Dan akhirnya menuju. Melalui Jalan Kesehatan, Jalan Kehutanan, Jalan Pesantren, Cibasale, Jalan Pemuda sampai terlihat itu hitam pagar rumahnya. 19.55. Bakal leluasa mengobrol, batin saya. Mungkin tentang harian sekolahnya, mungkin tentang kenalan kami, mungkin tentang jam tidur anaknya. Hingga larut malam menjelang dan saya beranjak pamit.

“Assalamualaikum, Bu,” sambil mengetuk pintunya saya bersalam.


Terdengar jawaban dan langkah kakinya yang besar. Selot terbuka, kemudian pintu. Lengan yang berjabat dan saya masuk. Anaknya di ruang tengah, sedang bercengkerama dengan ia punya induk kala itu.

Tak berapa lama setelah saya duduk dan keluarkan tupperware tembakau, datanglah petir itu menyambar, “Aya gula teh, Ka?”

“Aaa..euuu… acan Bu, hampura poho…,”


II

Memang tidak mudah untuk memaafkan seseorang yang telah melakukan kesalahan terhadap kita, tetapi dengan itu, kita bisa melepaskan diri dari rasa sakit dan kemarahan yang kita rasakan. Membuka jalan untuk hubungan yang lebih berkualitas dengan orang tersebut.


Banyak studi yang tunjukkan korelasi positif memaafkan dengan kesehatan fisik dan mental. Dalam penelitian yang dilakukan oleh psikolog di Stanford University, para peserta yang memaafkan orang lain melaporkan tingkat stres yang lebih rendah, lebih sedikit gejala penyakit, dan lebih tinggi kepuasan hidup daripada peserta yang tidak memaafkan.


Selain itu, penelitian juga menunjukkan bahwa memaafkan dapat meningkatkan kesejahteraan emosional dan psikologis. Orang yang dapat memaafkan lebih mudah merasa bahagia dan memiliki lebih sedikit gejala depresi dan kecemasan. Memaafkan juga dapat membantu memperbaiki hubungan interpersonal dan mengurangi perasaan kesepian.


Selain dampak psikologis, penelitian juga menunjukkan bahwa memaafkan dapat memiliki dampak positif pada kesehatan fisik. Beberapa studi menemukan bahwa orang yang memaafkan memiliki tekanan darah lebih rendah, kadar stres lebih rendah, dan sistem kekebalan tubuh yang lebih kuat. Memaafkan juga dikaitkan dengan penurunan risiko penyakit jantung dan peningkatan kualitas tidur.

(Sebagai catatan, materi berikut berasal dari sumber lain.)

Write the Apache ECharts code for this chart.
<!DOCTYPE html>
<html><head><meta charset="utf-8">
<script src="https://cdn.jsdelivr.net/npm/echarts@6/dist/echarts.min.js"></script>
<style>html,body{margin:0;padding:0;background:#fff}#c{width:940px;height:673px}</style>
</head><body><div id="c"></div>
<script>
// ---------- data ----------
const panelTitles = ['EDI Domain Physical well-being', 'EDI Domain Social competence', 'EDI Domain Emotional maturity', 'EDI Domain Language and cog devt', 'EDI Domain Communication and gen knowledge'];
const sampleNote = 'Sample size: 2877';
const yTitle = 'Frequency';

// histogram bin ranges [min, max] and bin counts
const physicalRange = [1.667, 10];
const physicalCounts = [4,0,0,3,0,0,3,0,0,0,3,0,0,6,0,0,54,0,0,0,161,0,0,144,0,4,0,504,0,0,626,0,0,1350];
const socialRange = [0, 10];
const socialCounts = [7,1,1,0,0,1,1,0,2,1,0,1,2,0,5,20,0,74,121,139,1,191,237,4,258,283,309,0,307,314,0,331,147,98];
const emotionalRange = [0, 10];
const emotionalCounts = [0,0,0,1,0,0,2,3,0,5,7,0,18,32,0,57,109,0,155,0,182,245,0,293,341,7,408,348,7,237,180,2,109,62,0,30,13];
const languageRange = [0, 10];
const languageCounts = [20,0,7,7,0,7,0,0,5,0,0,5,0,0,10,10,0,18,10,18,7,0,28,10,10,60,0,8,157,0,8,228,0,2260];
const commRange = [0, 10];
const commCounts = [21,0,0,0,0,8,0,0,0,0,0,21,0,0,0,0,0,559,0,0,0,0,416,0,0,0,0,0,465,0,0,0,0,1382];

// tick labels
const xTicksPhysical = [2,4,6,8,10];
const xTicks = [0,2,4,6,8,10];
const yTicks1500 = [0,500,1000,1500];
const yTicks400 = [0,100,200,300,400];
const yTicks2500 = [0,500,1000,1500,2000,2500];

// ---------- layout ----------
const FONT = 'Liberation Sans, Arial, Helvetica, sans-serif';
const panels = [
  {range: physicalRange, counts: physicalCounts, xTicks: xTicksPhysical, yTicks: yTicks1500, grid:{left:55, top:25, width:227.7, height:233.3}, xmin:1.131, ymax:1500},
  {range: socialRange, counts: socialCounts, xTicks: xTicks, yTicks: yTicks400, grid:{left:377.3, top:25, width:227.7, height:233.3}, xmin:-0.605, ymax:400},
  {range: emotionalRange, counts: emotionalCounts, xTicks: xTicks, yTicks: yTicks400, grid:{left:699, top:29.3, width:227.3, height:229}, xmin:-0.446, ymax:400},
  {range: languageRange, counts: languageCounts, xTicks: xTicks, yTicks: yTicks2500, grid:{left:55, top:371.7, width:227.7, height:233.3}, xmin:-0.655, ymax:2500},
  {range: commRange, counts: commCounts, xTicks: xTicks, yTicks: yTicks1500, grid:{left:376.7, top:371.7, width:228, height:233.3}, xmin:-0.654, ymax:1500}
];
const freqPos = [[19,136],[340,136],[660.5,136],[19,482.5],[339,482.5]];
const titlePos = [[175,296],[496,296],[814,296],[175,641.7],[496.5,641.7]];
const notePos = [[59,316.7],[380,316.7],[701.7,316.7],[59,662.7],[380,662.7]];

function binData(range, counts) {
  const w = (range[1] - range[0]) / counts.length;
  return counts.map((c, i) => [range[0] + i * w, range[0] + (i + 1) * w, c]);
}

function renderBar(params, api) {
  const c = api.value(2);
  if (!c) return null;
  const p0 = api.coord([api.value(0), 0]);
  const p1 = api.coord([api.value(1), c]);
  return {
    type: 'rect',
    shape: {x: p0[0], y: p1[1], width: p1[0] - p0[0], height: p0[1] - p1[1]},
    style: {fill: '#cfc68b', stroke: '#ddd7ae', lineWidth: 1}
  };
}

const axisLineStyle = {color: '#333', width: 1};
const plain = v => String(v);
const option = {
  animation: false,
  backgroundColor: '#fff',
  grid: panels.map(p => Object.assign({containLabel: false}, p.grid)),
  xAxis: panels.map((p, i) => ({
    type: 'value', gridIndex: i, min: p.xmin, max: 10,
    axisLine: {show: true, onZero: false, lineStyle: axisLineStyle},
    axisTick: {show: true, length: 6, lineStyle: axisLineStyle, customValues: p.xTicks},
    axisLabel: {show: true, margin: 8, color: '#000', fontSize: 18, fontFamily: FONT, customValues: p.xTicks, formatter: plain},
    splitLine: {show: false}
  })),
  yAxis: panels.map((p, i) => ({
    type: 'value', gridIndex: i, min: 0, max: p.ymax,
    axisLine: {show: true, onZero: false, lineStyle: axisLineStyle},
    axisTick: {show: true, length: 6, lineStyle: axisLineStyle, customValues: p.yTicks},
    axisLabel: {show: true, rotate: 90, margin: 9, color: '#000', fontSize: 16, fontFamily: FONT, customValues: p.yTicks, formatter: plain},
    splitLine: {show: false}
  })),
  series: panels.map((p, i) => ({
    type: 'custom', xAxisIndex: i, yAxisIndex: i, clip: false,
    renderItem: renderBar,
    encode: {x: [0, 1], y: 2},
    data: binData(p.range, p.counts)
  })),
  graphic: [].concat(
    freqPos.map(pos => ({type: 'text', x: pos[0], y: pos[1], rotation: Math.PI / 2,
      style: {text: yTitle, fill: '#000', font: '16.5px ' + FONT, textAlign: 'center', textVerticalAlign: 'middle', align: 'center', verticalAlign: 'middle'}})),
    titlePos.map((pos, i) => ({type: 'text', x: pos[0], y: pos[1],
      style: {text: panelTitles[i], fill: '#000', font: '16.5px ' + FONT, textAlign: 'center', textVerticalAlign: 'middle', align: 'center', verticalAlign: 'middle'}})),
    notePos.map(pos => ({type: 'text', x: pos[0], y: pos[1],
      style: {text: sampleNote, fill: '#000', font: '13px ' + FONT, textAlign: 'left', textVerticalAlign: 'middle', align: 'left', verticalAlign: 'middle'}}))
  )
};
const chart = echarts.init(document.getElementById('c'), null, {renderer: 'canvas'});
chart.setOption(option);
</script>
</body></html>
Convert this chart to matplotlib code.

Saat kita memaafkan seseorang yang melakukan kesalahan atau kekhilafan terhadap kita, kita tidak hanya memberikan kesempatan kedua bagi orang tersebut, tetapi juga membebaskan diri kita dari beban emosional dan rasa sakit yang mungkin timbul akibat konflik tersebut.


III

Semoga kawan saya di awal cerita mendapatkan manfaat-manfaat tersebut dalam hidupnya selalu.